Illustration by Binay Sinha
A key inefficiency is the issue of how the OFB prices its products. This is currently done on a “cost plus” basis, which means that the OFB simply adds up the cost of production — management, labour, materials and distribution costs — and bills the military after adding on a healthy profit margin, usually in the region of 15 per cent. The military is not given the option of sourcing from a cheaper producer, even if one were readily at hand. With inefficiency being condoned in the OFB’s functioning, there is little or no incentive to tighten up procedures and production processes in order to lower costs.
These inbuilt inefficiencies are unlikely to be tackled by merely changing over from the OFB’s current functional model, in which it is a wholly-owned department of the MoD; to the proposed model, in which it is under the functional control of the department of defence production, which is under the MoD. In the former model, as also in the latter, there is a MoD bureaucrat overseeing the production unit — whether OF or DPSU — and he is briefed without ambiguity that his annual assessment depends on keeping the order book of his charge full. The MoD joint secretary in charge of Mazagon Dock Limited always ensures that procurement is structured in a manner that keeps his ward’s order book brimming over with warship orders.
With exactly the same dynamics at play, the MoD civil servant in charge of Armoured Vehicles Nigam Limited will ensure that its order book remains full of T-90S or Arjun tank orders, placed on a “nominated” basis, regardless of their cost or effectiveness. And the bureaucrat in charge of Advanced Weapons and Equipment India will ensure that the new DPSU will be charged with building the Kalashnikov AK-203 rifle for the infantry, even if there is a cheaper private sector bid. After all, the MoD will negotiate the Indo-Russian Inter-Governmental Agreement, and the bureaucrat will ensure that the clauses are framed suitably.

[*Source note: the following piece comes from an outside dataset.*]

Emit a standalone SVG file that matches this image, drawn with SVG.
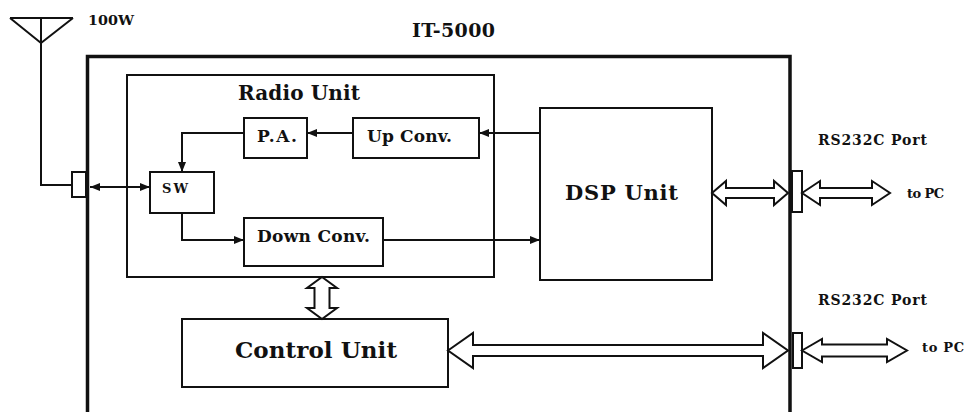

Another pitfall is the necessity for the new DPSU to have “surge production capacity”, or the manufacturing leeway to suddenly ramp up production to the level that is needed in a war. Surge capacity requires to be built and a cost is involved in maintaining this capacity. How is this proposed to be verified in the new manufacturing structures? If it is left to wartime to be verified, the country might end up paying a cruel cost.
Finally, it may be prudent to borrow from the experience of countries that have successfully managed a process of “corporatisation”, or even “privatisation” of their defence industries. The UK, for one, has shifted from a largely government-owned defence production model to a highly privatised defence industry. With strategic linkages developing between the Indian and British defence industries, New Delhi might have much to learn from London on this subject.